Wishing men’s jeans, shoes, and shirts were regularly sold in smaller sizes. I have met men that are just as short as me and I have no idea where they must get their clothing. It is a struggle for me to find shirts in a size small, jeans in the 32×32 range, and shoes in a size 6. I cannot tell you how many times I have found the perfect item of clothing only to be told: “They don’t make that in a size smaller than *insert size just above the one I am asking about*”. It’s heartbreaking.

Wishing the women’s clothes were made to be more practical, the way men’s are. What’s with the tiny, sometimes nonexistent, pockets? Why do all the coats stop at waist level? Why aren’t jean’s sold with a waist and an inseam size? Do people think women vary in size less than men do? Why don’t women have options like a slim or regular fit? Do people think women all want their clothing to fit in the same way? The women’s clothing section reeks of oppression and standards no one can achieve.

Wishing that it were easier to express to companies what it means to want to wear both men’s and women’s clothing. It’s like no one has told them that sometimes people are a little different and might not fit into this or that category as nicely as they want to believe. For example, for a while, I was receiving a monthly subscription box that sent cool gadgets, accessories, and clothing. I wanted nail polish but I also wanted men’s shirts. I wanted men’s jewelry but I also wanted the girly phone cases. There was no way to specify any of this when I initially signed up and I eventually had to cancel it. I was really bummed but I was getting a bunch of stuff I didn’t want or couldn’t wear. If they would have just added more options to the damn sign up form…

Wishing that the companies that made gender-neutral clothing were not charging an arm and a leg for it. I mean, yeah, I’m grateful that you have seen a need and intend to provide a product for people like me but don’t you know that poverty is more prevalent in the LGBT community than it is in the heterosexual/cisgender community? Why are you dangling a solution in front of my face and keeping it just out of reach? Maybe it is because the “androgynous look” has always been a part of “high fashion” and, therefore, a sin to provide to the lower classes.

Wishing everybody didn’t feel the need to tell me what I should wear or what they want me to wear. What people don’t understand is that telling me they think I would look really good if I wore women’s clothes is actually pretty insulting. When people (it’s always a group discussion held around me) start talking about what I should wear, usually dresses and skirts, or leggings, I feel like they are telling me that I look bad. Why else would they want me to wear something else? I don’t hear them telling the guys in the room to wear dresses or the women to wear a tuxedo, why do it to me?
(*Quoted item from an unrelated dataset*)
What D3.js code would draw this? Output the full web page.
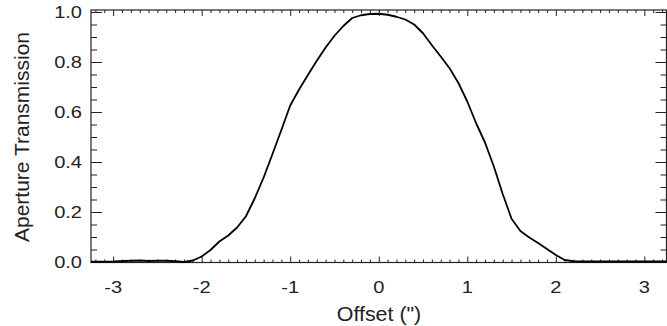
<!DOCTYPE html>
<html>
<head>
<meta charset="utf-8">
<script src="https://cdn.jsdelivr.net/npm/d3@7"></script>
<style>
  html, body { margin: 0; padding: 0; background: #fff; }
  svg { display: block; }
  text { font-family: "Liberation Sans", Arial, Helvetica, sans-serif; fill: #222; }
</style>
</head>
<body>
<svg id="chart" width="667" height="326"></svg>
<script>
// Aperture transmission profile versus offset (arcsec)
const offsets = [-3.25, -3.0, -2.8, -2.7, -2.6, -2.5, -2.4, -2.3, -2.2, -2.1,
  -2.0, -1.9, -1.8, -1.7, -1.6, -1.5, -1.4, -1.3, -1.2, -1.1,
  -1.0, -0.9, -0.8, -0.7, -0.6, -0.5, -0.4, -0.3, -0.2, -0.1,
  0.0, 0.1, 0.2, 0.3, 0.4, 0.5, 0.6, 0.7, 0.8, 0.9,
  1.0, 1.1, 1.2, 1.3, 1.4, 1.5, 1.6, 1.7, 1.8, 1.9,
  2.0, 2.1, 2.2, 2.5, 3.0, 3.25];
const transmission = [0.001, 0.002, 0.005, 0.006, 0.004, 0.005, 0.005, 0.003, 0.000, 0.006,
  0.022, 0.048, 0.082, 0.106, 0.138, 0.183, 0.255, 0.338, 0.432, 0.528,
  0.626, 0.690, 0.748, 0.805, 0.858, 0.905, 0.944, 0.976, 0.987, 0.992,
  0.993, 0.989, 0.981, 0.970, 0.950, 0.915, 0.867, 0.822, 0.775, 0.716,
  0.642, 0.555, 0.478, 0.382, 0.272, 0.173, 0.124, 0.098, 0.076, 0.052,
  0.028, 0.008, 0.003, 0.002, 0.002, 0.002];

const xMajor = [-3, -2, -1, 0, 1, 2, 3];
const yMajor = [0.0, 0.2, 0.4, 0.6, 0.8, 1.0];
const xLabels = ["-3", "-2", "-1", "0", "1", "2", "3"];
const yLabels = ["0.0", "0.2", "0.4", "0.6", "0.8", "1.0"];

const xTitle = "Offset (\")";
const yTitle = "Aperture Transmission";

const plotLeft = 91, plotRight = 666.5, plotTop = 10, plotBottom = 262.5;

const svg = d3.select("#chart");
const x = d3.scaleLinear().domain([-3.25, 3.25]).range([plotLeft, plotRight]);
const y = d3.scaleLinear().domain([-0.002, 1.008]).range([plotBottom, plotTop]);

const xMinor = d3.range(-32, 33).map(d => d / 10).filter(v => xMajor.indexOf(Math.round(v * 10) / 10) < 0);
const yMinor = d3.range(0, 21).map(d => d / 20).filter(v => yMajor.every(m => Math.abs(m - v) > 1e-6));

const axisColor = "#222";
const xMajLen = 6, xMinLen = 3, yMajLen = 11, yMinLen = 6;

function drawTicks(scale, orient, transform, majors, minors, majLen, minLen) {
  const mk = orient === "bottom" ? d3.axisBottom : orient === "top" ? d3.axisTop :
             orient === "left" ? d3.axisLeft : d3.axisRight;
  [[minors, minLen], [majors, majLen]].forEach(([vals, len]) => {
    svg.append("g").attr("transform", transform)
      .call(mk(scale).tickValues(vals).tickSize(-len).tickSizeOuter(0).tickFormat(""))
      .call(g => g.select(".domain").remove())
      .call(g => g.selectAll("line").attr("stroke", axisColor));
  });
}

drawTicks(x, "bottom", `translate(0,${plotBottom})`, xMajor, xMinor, xMajLen, xMinLen);
drawTicks(x, "top", `translate(0,${plotTop})`, xMajor, xMinor, xMajLen, xMinLen);
drawTicks(y, "left", `translate(${plotLeft},0)`, yMajor, yMinor, yMajLen, yMinLen);
drawTicks(y, "right", `translate(${plotRight},0)`, yMajor, yMinor, yMajLen, yMinLen);

// tick labels (wide Helvetica-style lettering)
const labelSize = 17, labelStretch = 1.18;
svg.append("g").selectAll("text")
  .data(xMajor)
  .join("text")
  .attr("transform", d => `translate(${x(d)},293) scale(${labelStretch},1)`)
  .attr("text-anchor", "middle")
  .attr("font-size", labelSize)
  .text((d, i) => xLabels[i]);

svg.append("g").selectAll("text")
  .data(yMajor)
  .join("text")
  .attr("transform", d => `translate(82,${y(d)}) scale(${labelStretch},1)`)
  .attr("text-anchor", "end")
  .attr("dy", "0.36em")
  .attr("font-size", labelSize)
  .text((d, i) => yLabels[i]);

// plot frame
svg.append("rect")
  .attr("x", plotLeft).attr("y", plotTop)
  .attr("width", plotRight - plotLeft).attr("height", plotBottom - plotTop)
  .attr("fill", "none").attr("stroke", axisColor).attr("stroke-width", 1.2);

// transmission curve
const line = d3.line().x((d, i) => x(offsets[i])).y(d => y(d));
svg.append("path")
  .datum(transmission)
  .attr("d", line)
  .attr("fill", "none")
  .attr("stroke", "#000")
  .attr("stroke-width", 1.8)
  .attr("stroke-linejoin", "round");

// axis titles
svg.append("text")
  .attr("transform", "translate(379,321) scale(1.07,1)")
  .attr("text-anchor", "middle")
  .attr("font-size", 20)
  .text(xTitle);

svg.append("text")
  .attr("transform", "translate(28.5,137) rotate(-90)")
  .attr("text-anchor", "middle")
  .attr("font-size", 21)
  .text(yTitle);
</script>
</body>
</html>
Wishing more people understood what it means to be genderqueer. I rarely talk about the way I feel about my gender identity or expression. Most people I know either think I am making it more complicated than it needs to be or they just don’t get it, sometimes they think something is wrong with me. It’s easier to use female pronouns and use terms like “tomboy”, that’s as far as most people’s knowledge and comfort level can stretch.

When someone does get it, when they understand that for me gender almost means nothing at all, that I am perfectly fine having the parts I do but that they aren’t a part of who I am, it can be a great relief. It makes me feel like I am being really seen.

For most people their gender is a part of who they are, for other people being of no gender, or a mix of gender is very much a part of who they are too. Clothing manufacturers and retail stores need to understand that and make it easier for people like me to find what they need to dress in a way that makes them feel good. It is no small matter I assure you. It is not a matter of fashion, it is a matter of looking in the mirror and seeing someone you recognize. It is a matter of not seeing a version of yourself that feels so unlike you in every way.

It is a matter of being able to walk this earth feeling comfortable, confident, and complete.